2. Average hourly earnings rose 0.3% in March (vs. +0.2% consensus), raising the year-on-year growth rate to 2.3% from 2.2%. Aggregate weekly payrolls—the product of employment, average hourly earnings, and average weekly hours—rose 0.4% on the month as the average workweek held steady at 34.4 hours while average hourly earnings rose 0.3% (mom).
3. The household survey showed a gain in employment of 246k in March, following an increase of 530k in February. Despite the strong gain in employment, the unemployment rate rose to 5.0% (5.001% unrounded) due to a one-tenth increase in the labor force participation rate to 63.0%. The participation rate has now risen 0.6 percentage points since September. The U6 underemployment rate rose to 9.8% from 9.7% due to the entrance of new job seekers to the labor force.

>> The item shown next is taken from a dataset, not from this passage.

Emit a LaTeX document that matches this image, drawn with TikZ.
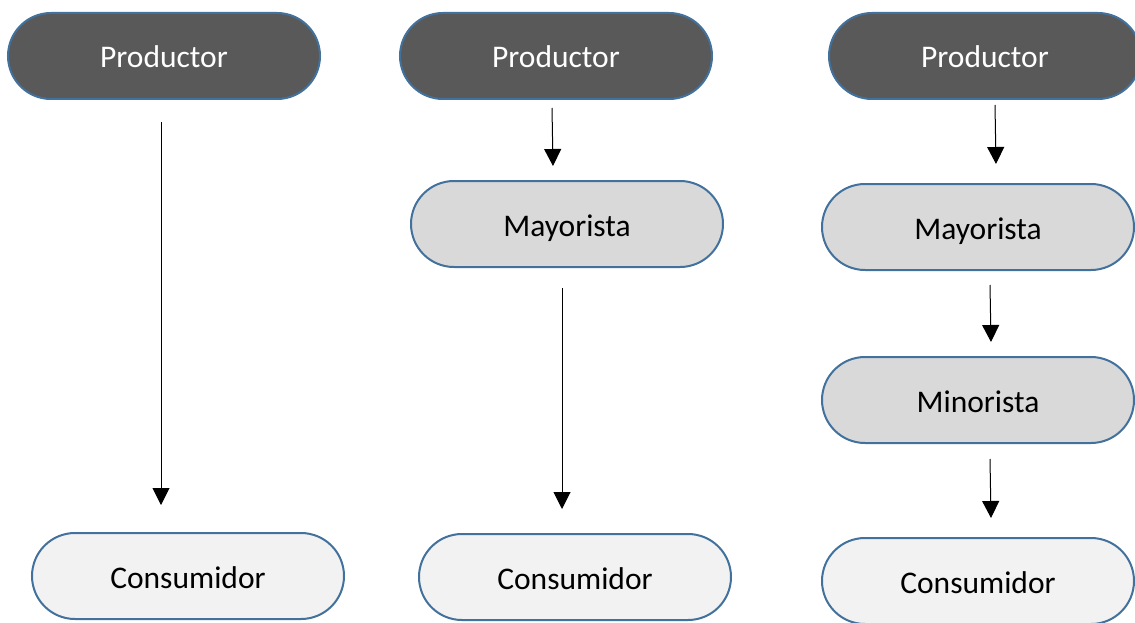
\documentclass[tikz,border=0pt]{standalone}
\usepackage{fontspec}
\setmainfont{Carlito}
\usetikzlibrary{arrows.meta}
\definecolor{pillblue}{HTML}{41719C}
\definecolor{darkfill}{HTML}{595959}
\definecolor{midfill}{HTML}{D9D9D9}
\definecolor{lightfill}{HTML}{F2F2F2}
\begin{document}
\begin{tikzpicture}[x=1pt,y=-1pt,
  pill/.style={draw=pillblue,line width=2pt,rounded corners=43pt,minimum width=312pt,minimum height=86pt,text height=24pt,text depth=0pt,font=\fontsize{31.5}{38}\selectfont},
  prod/.style={pill,fill=darkfill,text=white},
  inter/.style={pill,fill=midfill},
  final/.style={pill,fill=lightfill},
  flow/.style={line width=1pt,-{Triangle[length=17pt,width=17pt]}}]
\useasboundingbox (0,0) rectangle (1135,623);
% canal directo
\node[prod] (prodA) at (164,56) {Productor};
\node[final] (consA) at (188,576) {Consumidor};
\coordinate (a1s) at (161,122);
\coordinate (a1e) at (161,505);
\draw[flow] (a1s) -- (a1e);
% canal corto
\node[prod] (prodB) at (556,56) {Productor};
\node[inter] (mayB) at (567,224) {Mayorista};
\node[final] (consB) at (575,577) {Consumidor};
\coordinate (b1s) at (552,108);
\coordinate (b1e) at (553,166);
\coordinate (b2s) at (562,288);
\coordinate (b2e) at (562,509);
\draw[flow] (b1s) -- (b1e);
\draw[flow] (b2s) -- (b2e);
% canal largo
\node[prod] (prodC) at (985,56) {Productor};
\node[inter] (mayC) at (978,227) {Mayorista};
\node[inter] (minC) at (978,400) {Minorista};
\node[final] (consC) at (978,581) {Consumidor};
\coordinate (c1s) at (995,105);
\coordinate (c1e) at (996,164);
\coordinate (c2s) at (990,285);
\coordinate (c2e) at (991,342);
\coordinate (c3s) at (990,459);
\coordinate (c3e) at (991,518);
\draw[flow] (c1s) -- (c1e);
\draw[flow] (c2s) -- (c2e);
\draw[flow] (c3s) -- (c3e);
\end{tikzpicture}
\end{document}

4. We have made no changes to our Fed call, and continue to expect the FOMC to raise rates three times in 2016. The economy is close to full employment and growth continues to hold up well, financial conditions have eased substantially since earlier this year, and core inflation has firmed. Thus, we ultimately think the committee will move faster than the two-hike pace implied by the latest “dot plot”, despite the dovish signals from the March meeting and Chair Yellen’s remarks this week.